Berlin

“Songs of Love and Hate”

Galerie Wieland

Artistic practice is becoming ever more dispersed. Now there is the “rock artist,” one who actually produces music rather than just referring to it visually. Laptop electronic artist Carsten Nicolai belongs to this circle, just as Angela Bulloch does, with her experimental and improvisational band of bass guitars. But what the two-part exhibition “Songs of Love and Hate” set out to explore was, rather, works in which art and music revolve around each other. The first installment, “Side A,” exhibited eight artists or collectives who address the fetish character of pop music Thus Astrid Küver showed turntable slipmats, on which DJ logos were printed—but reworked so that a world of images replaces pure commodity. Michael Wilkinson from Glasgow uses the graphics of familiar record covers to reduce the identities of bands like Joy Division or Kraftwerk to minimal codes. Conversely, the Berlin-Munich performance group Discoteca Flaming Star plays with audience desires by layering karaoke evenings with visual stagings in the style of Kenneth Anger or Jack Smith.

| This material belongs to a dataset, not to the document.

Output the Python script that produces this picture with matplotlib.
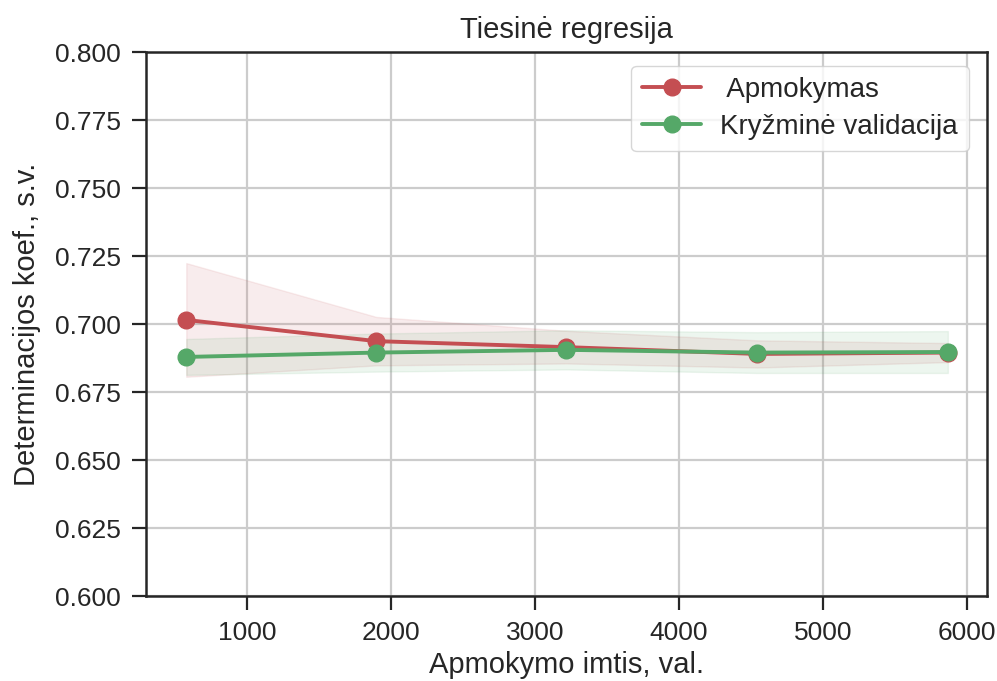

“Side B” examined possibilities for translating acoustic material into images. The thirty-two drawings of Variaciones sobre arcuitos (Variations on circuits), 1998, by Madrid artist Diana Larrea, are each keyed to a different permutation of Bach’s aria in the Goldberg Variations, making Larrea’s work a kind of meta-composition. The colorful collaged patterns create relationships that could correspond to complex circuitry. The musical notation thus gives way to an abstract weave. Jan Rohlf, in his three-part sculpture That Great Definite Feel, 2001, aims at the three-dimensional depiction of sound. He has taken the frequency curves of songs by The Cure and Tuxedomoon and had them stamped onto rectangular blocks of wood. But the given references disappear as a result of their transformation, leaving behind only the reliefs as decorative souvenirs, memories of a personal taste in music.

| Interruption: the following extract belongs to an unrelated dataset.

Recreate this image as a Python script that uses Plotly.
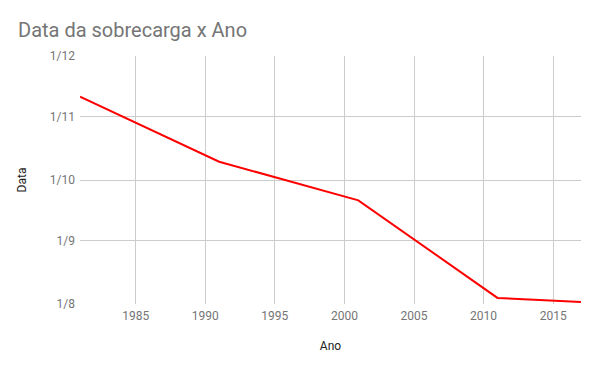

In the face of taste and personal pop myths, Dave Allen aims for more rarefied conceptual strategies. For his installation Silent Recording Berliner Philharmonic 2000, 2000, a sort of antisound environment, he set up a hi-fi system that continuously played absolute silence. There is in fact not a sound on Allen’s CD: He recorded the deserted rooms of the Philharmonic and thus made the very site of musical performance his theme. Unlike John Cage’s 4’33”, Silent Recording does not emphasize background noise. Allen goes even farther in disconnecting production and reception: Sound remains but a possibility, one that the visitor can realize only in his or her head. At the same time, the physical space of the concert is transposed into the art space—though still absent. In this way, Allen creates a gap that, despite all the visual signals on hand—the stereo system, the speakers—remains undefined. Nothing happens, but permanently, as Jean-François Lyotard once wrote of Barnett Newman’s canvases.

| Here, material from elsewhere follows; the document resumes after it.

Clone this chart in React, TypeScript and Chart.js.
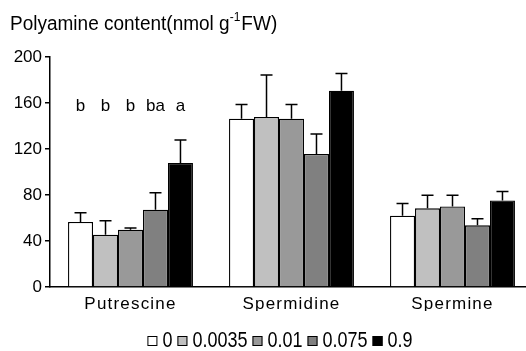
import React, { useEffect, useRef } from "react";
import { Chart, registerables } from "chart.js";

Chart.register(...registerables);

const categories = ["Putrescine", "Spermidine", "Spermine"];
const concentrations = ["0", "0.0035", "0.01", "0.075", "0.9"];
const colors = ["#ffffff", "#c0c0c0", "#999999", "#808080", "#000000"];

const mean0 = [56.5, 146.3, 62];
const mean0035 = [45.5, 147.8, 68.4];
const mean001 = [49.8, 146.3, 70.1];
const mean075 = [67.2, 115.6, 53.6];
const mean09 = [107.8, 170.7, 75.3];

const err0 = [8.1, 12.5, 10.7];
const err0035 = [12.1, 36.5, 11.3];
const err001 = [1.5, 12.5, 9.6];
const err075 = [14.8, 17.4, 5.8];
const err09 = [20, 15, 7.8];

const letters = ["b", "b", "b", "ba", "a"];
const letterLevel = 157;

const yTicks = [0, 40, 80, 120, 160, 200];

const titleMain = "Polyamine content(nmol g";
const titleSup = "-1";
const titleEnd = "FW)";

const means = [mean0, mean0035, mean001, mean075, mean09];
const errs = [err0, err0035, err001, err075, err09];

const FONT = "'Liberation Sans', Arial, sans-serif";
const STRETCH = 1.2;

const errorBarPlugin = {
  id: "errorBars",
  afterDatasetsDraw(chart: any) {
    const ctx = chart.ctx;
    const y = chart.scales.y;
    ctx.save();
    ctx.strokeStyle = "#000";
    ctx.lineWidth = 1.5;
    chart.data.datasets.forEach((ds: any, di: number) => {
      const meta = chart.getDatasetMeta(di);
      meta.data.forEach((bar: any, i: number) => {
        const top = y.getPixelForValue(ds.data[i]);
        const et = y.getPixelForValue(ds.data[i] + errs[di][i]);
        ctx.beginPath();
        ctx.moveTo(bar.x, top);
        ctx.lineTo(bar.x, et);
        ctx.moveTo(bar.x - 6, et);
        ctx.lineTo(bar.x + 6, et);
        ctx.stroke();
      });
    });
    ctx.restore();
  },
  afterDraw(chart: any) {
    const ctx = chart.ctx;
    const y = chart.scales.y;
    ctx.save();
    ctx.fillStyle = "#000";
    // significance letters
    ctx.font = `17px ${FONT}`;
    ctx.textAlign = "center";
    ctx.textBaseline = "middle";
    const ly = y.getPixelForValue(letterLevel);
    letters.forEach((l, di) => {
      const bar = chart.getDatasetMeta(di).data[0];
      ctx.fillText(l, bar.x, ly);
    });

    // title
    ctx.save();
    ctx.textAlign = "left";
    ctx.textBaseline = "alphabetic";
    ctx.translate(10, 30);
    ctx.scale(1, 1.05);
    ctx.font = `19px ${FONT}`;
    ctx.fillText(titleMain, 0, 0);
    let x = ctx.measureText(titleMain).width;
    ctx.font = `12px ${FONT}`;
    ctx.fillText(titleSup, x, -8.5);
    x += ctx.measureText(titleSup).width + 1;
    ctx.font = `19px ${FONT}`;
    ctx.fillText(titleEnd, x, 0);
    ctx.restore();

    // legend
    ctx.save();
    ctx.font = `18px ${FONT}`;
    const box = 10;
    const gapBT = 5;
    const gapItem = 5;
    const widths = concentrations.map((c) => ctx.measureText(c).width);
    const total =
      widths.reduce((a, b) => a + b, 0) + concentrations.length * (box + gapBT) + (concentrations.length - 1) * gapItem;
    let lx = 280 - total / 2;
    const cy = 341;
    concentrations.forEach((c, i) => {
      ctx.fillStyle = colors[i];
      ctx.fillRect(lx, cy - box / 2, box, box);
      ctx.strokeStyle = "#000";
      ctx.lineWidth = 1;
      ctx.strokeRect(lx + 0.5, cy - box / 2 + 0.5, box - 1, box - 1);
      lx += box + gapBT;
      ctx.fillStyle = "#000";
      ctx.save();
      ctx.translate(lx, cy);
      ctx.scale(1, STRETCH);
      ctx.textAlign = "left";
      ctx.textBaseline = "middle";
      ctx.fillText(c, 0, 0);
      ctx.restore();
      lx += widths[i] + gapItem;
    });
    ctx.restore();
    ctx.restore();
  },
};

export default function App() {
  const ref = useRef<HTMLCanvasElement>(null);
  useEffect(() => {
    const chart = new Chart(ref.current!, {
      type: "bar",
      data: {
        labels: categories,
        datasets: concentrations.map((c, i) => ({
          label: c,
          data: means[i],
          backgroundColor: colors[i],
          borderColor: "#000",
          borderWidth: 1.3,
          categoryPercentage: 0.776,
          barPercentage: 1,
        })),
      },
      options: {
        animation: false,
        responsive: false,
        layout: { padding: { top: 57, right: 12, left: 0, bottom: 40 } },
        scales: {
          x: {
            grid: { display: false, drawTicks: false },
            border: { display: true, color: "#000", width: 1.5 },
            ticks: { color: "#000", font: { size: 17, family: FONT }, padding: 7 },
            afterFit(s: any) {
              s.height = 24;
            },
            afterUpdate(s: any) {
              if (!s._lsPatched) {
                const orig = s.drawLabels.bind(s);
                s.drawLabels = (ca: any) => {
                  s.ctx.save();
                  (s.ctx as any).letterSpacing = "1.2px";
                  orig(ca);
                  s.ctx.restore();
                };
                s._lsPatched = true;
              }
            },
          },
          y: {
            min: 0,
            max: 200,
            afterBuildTicks(s: any) {
              s.ticks = yTicks.map((v) => ({ value: v }));
            },
            grid: { drawOnChartArea: false, drawTicks: true, tickLength: 5, color: "#000", lineWidth: 1.5 },
            border: { display: true, color: "#000", width: 1.5 },
            ticks: { color: "#000", font: { size: 17, family: FONT }, padding: 3 },
            afterFit(s: any) {
              s.width = 50;
            },
          },
        },
        plugins: {
          legend: { display: false },
          tooltip: { enabled: false },
        },
      },
      plugins: [errorBarPlugin],
    });
    return () => chart.destroy();
  }, []);
  return (
    <div style={{ position: "absolute", left: 0, top: 0, width: 526, height: 351, overflow: "hidden", background: "#fff" }}>
      <canvas ref={ref} width={545} height={351} style={{ position: "absolute", left: 0, top: 0 }} />
    </div>
  );
}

For Allen, this installation is a “subsidiary,” an ironic sleight of hand in contrast to the grandiosity of the music industry—and the current “rock artist” trend. His second work here takes a similar stance: The walls of the gallery were covered with screenprinted “wallpaper” taken from the artist’s felt-tip-pen rendering of the pattern of holes in the sound-insulation panels used in recording studios. Here, the soundproofing material becomes a symbol of protection from that “wall of sound” that Allen himself works not to produce.

Harald Fricke

Translated from German by Sara Ogger.